Sulla scia di Vertigo, lo scrittore egiziano ha proseguito il proprio percorso letterario rimanendo fedele al genere giallistico. «Uno dei principali autori che ha influenzato la mia formazione è stato Naguib Mahfuz (premio Nobel per la letteratura nel 1988 – ndr) il quale ha scritto molti romanzi gialli, partendo dalla descrizione della realtà in cui viveva. Inoltre, continua Mourad, da cineasta professionista, il thriller è il genere che più soddisfa la mia volontà di fornire un effetto scenico agli eventi».

Infatti, anche i suoi ultimi due libri, Polvere di diamanti (2010, ed. it. Marsilio, 2013) e L’elefante blu (2012), sono romanzi gialli, intriganti e misteriosi, di un Mourad più maturo ed esperto nella costruzione della trama e nell’introspezione psicologica dei personaggi. Se Polvere di diamanti riprende alcuni dei temi già toccati nel romanzo precedente, come la denuncia della corruzione degli uomini di affari e lo sfruttamento economico e sociale delle classi più povere, L’elefante blu si concentra principalmente sulla psicologia umana dei personaggi e sui loro turbamenti mentali.

Il protagonista del libro è il dottor Yahya, che dopo cinque anni di lontananza dalla propria professione, decide di tornare nell’ospedale psichiatrico dove lavorava. Lì, tra i pazienti che deve curare, c’è Sherif, un vecchio amico accusato di omicidio, che presenta gravi disturbi psichici e che condurrà il protagonista alla scoperta di segreti che cambieranno per sempre la sua vita. «L’indagine psicologica dei personaggi permette di addentrarsi nella conoscenza dei meccanismi segreti con cui lavora la nostra mente e ha lo scopo di stuzzicare la curiosità del lettore», spiega Mourad. «Inoltre ho scelto di terminare il romanzo con un finale aperto che stimoli l’immaginazione e che faccia riflettere sui vari scenari possibili».

Tra poche ore si saprà se L’elefante blu sarà il vincitore dell’edizione 2014 dell’Arabic Booker.
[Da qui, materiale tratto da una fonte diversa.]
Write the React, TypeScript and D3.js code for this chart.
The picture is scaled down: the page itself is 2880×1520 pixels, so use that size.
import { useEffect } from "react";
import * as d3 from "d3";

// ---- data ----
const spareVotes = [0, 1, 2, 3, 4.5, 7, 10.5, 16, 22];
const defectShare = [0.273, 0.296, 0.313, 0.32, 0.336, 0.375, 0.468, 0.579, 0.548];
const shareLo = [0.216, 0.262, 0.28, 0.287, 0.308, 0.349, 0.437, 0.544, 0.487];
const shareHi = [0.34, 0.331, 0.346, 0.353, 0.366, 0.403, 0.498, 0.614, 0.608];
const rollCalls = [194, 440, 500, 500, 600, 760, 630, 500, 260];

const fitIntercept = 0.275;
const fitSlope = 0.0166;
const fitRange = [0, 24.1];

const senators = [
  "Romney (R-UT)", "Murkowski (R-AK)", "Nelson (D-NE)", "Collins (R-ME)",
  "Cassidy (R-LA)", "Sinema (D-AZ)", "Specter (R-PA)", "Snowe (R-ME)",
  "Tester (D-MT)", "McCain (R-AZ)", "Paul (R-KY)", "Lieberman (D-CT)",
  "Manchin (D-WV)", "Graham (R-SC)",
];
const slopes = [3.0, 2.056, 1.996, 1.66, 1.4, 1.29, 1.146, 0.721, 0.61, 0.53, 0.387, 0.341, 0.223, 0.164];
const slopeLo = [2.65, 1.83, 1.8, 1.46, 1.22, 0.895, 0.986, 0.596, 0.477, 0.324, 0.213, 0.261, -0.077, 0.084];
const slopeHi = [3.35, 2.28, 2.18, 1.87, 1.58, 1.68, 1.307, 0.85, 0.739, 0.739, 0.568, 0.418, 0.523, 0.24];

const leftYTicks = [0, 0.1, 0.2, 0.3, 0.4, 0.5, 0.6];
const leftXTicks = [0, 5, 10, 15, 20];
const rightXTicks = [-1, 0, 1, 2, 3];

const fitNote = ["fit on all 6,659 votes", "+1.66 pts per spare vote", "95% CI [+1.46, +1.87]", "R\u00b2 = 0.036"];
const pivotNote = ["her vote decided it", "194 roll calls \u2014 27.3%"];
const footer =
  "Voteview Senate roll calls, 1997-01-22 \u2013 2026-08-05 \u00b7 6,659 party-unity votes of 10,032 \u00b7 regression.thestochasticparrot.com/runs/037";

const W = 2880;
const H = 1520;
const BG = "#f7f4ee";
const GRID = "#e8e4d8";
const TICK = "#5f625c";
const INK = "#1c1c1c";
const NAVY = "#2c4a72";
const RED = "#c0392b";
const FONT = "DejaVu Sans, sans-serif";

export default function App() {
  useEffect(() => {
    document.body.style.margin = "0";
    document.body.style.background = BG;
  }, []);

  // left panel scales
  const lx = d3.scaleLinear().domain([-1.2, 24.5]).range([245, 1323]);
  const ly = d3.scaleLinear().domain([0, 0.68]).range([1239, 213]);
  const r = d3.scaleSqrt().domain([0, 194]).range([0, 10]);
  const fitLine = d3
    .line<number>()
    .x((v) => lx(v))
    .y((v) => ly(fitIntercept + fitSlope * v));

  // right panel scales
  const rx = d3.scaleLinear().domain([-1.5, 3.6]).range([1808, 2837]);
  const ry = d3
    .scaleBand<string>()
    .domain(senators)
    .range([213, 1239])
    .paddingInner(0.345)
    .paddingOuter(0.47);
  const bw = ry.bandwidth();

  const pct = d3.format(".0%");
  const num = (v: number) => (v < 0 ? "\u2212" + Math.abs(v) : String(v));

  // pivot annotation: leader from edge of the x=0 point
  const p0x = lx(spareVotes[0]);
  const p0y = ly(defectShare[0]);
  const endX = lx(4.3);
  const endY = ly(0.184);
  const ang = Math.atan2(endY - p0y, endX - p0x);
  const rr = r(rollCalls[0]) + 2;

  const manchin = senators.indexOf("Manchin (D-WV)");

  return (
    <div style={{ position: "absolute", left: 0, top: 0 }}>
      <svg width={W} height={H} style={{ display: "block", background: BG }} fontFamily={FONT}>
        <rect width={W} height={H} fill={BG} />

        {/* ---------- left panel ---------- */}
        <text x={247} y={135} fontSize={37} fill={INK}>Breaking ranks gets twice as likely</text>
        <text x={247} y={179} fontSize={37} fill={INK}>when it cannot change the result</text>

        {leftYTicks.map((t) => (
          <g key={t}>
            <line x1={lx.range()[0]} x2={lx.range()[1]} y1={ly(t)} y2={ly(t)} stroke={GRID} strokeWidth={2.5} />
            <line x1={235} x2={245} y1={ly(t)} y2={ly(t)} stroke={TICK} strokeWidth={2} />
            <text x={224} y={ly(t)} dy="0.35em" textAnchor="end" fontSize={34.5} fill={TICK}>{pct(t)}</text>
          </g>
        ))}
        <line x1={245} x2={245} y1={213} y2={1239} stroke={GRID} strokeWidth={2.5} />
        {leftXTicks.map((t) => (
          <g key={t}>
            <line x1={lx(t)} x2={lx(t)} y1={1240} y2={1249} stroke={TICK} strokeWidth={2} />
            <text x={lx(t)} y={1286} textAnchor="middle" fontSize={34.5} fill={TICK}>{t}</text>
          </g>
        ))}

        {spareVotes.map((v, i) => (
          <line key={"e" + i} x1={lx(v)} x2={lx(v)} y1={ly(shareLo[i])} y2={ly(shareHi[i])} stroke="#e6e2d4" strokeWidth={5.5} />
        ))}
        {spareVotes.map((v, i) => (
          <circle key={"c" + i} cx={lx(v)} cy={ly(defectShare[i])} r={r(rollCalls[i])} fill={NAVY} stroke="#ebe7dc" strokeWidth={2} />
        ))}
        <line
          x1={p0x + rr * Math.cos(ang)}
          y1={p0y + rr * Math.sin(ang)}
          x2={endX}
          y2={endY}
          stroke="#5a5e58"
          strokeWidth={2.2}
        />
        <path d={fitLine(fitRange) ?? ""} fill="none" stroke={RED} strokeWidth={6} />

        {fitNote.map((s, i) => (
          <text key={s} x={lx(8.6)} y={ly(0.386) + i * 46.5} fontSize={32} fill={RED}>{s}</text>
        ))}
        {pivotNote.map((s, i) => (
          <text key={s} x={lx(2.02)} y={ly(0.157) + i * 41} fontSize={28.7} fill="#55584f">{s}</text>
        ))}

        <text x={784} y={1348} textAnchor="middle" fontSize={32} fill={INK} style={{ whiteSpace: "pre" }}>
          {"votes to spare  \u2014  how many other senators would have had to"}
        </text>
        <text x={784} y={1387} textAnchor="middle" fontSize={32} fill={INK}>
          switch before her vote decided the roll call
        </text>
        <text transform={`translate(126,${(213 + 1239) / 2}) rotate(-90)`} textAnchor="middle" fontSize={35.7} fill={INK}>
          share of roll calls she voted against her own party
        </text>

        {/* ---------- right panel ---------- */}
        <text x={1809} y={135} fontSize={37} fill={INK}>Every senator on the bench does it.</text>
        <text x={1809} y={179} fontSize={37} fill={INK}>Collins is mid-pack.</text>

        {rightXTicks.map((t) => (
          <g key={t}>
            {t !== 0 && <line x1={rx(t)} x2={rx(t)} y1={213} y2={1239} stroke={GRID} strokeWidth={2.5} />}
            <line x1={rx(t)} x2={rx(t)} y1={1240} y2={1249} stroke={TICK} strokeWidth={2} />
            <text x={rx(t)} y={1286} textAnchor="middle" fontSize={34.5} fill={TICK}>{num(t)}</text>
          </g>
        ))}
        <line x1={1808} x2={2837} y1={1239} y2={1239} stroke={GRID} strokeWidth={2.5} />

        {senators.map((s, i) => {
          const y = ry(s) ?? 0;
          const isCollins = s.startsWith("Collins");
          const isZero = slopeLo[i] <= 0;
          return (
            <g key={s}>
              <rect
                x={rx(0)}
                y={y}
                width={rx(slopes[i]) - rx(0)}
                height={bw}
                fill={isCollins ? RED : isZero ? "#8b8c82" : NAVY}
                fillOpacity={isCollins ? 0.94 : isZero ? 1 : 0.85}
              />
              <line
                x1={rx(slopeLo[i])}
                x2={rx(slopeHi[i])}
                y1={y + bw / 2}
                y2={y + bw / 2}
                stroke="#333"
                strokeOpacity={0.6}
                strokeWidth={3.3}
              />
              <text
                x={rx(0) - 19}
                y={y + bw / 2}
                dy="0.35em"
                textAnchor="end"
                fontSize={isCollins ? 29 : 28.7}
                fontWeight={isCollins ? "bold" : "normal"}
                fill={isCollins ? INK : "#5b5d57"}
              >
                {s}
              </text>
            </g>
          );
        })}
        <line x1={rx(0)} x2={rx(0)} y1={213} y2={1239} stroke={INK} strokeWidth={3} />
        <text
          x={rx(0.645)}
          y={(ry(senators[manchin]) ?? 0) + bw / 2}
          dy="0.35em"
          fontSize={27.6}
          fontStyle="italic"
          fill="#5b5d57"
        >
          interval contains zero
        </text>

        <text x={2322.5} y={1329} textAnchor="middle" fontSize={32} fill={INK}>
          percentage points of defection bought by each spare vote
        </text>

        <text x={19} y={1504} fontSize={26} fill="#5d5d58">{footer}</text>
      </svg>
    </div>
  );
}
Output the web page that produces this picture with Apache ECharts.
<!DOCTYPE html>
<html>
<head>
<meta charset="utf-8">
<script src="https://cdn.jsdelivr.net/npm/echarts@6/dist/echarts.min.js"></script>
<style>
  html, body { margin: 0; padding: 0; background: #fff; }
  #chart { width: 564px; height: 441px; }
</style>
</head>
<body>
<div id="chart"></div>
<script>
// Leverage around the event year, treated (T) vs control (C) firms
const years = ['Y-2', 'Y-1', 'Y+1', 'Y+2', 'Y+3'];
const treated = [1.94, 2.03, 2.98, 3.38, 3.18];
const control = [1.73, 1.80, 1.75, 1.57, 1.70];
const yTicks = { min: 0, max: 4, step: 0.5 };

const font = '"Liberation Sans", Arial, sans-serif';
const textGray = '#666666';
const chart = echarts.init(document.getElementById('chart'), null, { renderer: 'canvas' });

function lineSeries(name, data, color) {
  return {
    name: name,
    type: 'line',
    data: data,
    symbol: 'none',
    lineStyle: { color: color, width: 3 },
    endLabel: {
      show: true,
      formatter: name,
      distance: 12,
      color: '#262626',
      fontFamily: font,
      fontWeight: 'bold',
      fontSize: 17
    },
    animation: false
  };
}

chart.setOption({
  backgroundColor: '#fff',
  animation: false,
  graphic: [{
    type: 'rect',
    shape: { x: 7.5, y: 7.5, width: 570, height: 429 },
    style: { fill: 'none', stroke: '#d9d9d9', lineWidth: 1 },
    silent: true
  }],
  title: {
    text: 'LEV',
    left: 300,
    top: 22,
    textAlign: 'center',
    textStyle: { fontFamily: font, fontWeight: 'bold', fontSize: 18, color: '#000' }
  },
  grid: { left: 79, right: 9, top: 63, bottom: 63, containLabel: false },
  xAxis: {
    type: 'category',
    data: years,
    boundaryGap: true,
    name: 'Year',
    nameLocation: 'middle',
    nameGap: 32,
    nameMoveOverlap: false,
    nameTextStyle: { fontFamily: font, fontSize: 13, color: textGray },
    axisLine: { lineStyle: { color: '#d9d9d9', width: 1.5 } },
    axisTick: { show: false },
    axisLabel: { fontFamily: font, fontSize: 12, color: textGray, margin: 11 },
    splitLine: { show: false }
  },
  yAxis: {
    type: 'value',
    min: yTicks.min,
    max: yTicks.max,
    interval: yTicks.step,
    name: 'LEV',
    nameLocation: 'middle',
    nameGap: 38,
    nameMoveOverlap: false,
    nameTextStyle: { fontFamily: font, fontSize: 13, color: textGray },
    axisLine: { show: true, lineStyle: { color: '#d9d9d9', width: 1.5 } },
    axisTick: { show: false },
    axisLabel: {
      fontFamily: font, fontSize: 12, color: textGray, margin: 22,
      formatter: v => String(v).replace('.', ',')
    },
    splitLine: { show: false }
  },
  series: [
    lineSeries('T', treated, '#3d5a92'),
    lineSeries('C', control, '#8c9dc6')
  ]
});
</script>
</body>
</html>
O se il premio per la migliore opera di fiction verrà assegnato a uno degli altri finalisti: gli scrittori marocchini Youssef Fadel e Abdelrahim Lahbibi rispettivamente con Un raro uccello blu che vola con me e con I viaggi di Abdi, figlio di Hamriyya; l’autore siriano Khaled Khalifa con Non ci sono coltelli nelle cucine di questa città; lo scrittore iracheno Ahmed Saadawi, con Frankenstein a Baghdad e l’autrice irachena Inaam Kachachi con Tashari.

«Sarà una decisione molto difficile per la giuria. Per me, il solo fatto di essere stato selezionato tra oltre 150 autori, è già una vittoria», conclude Mourad.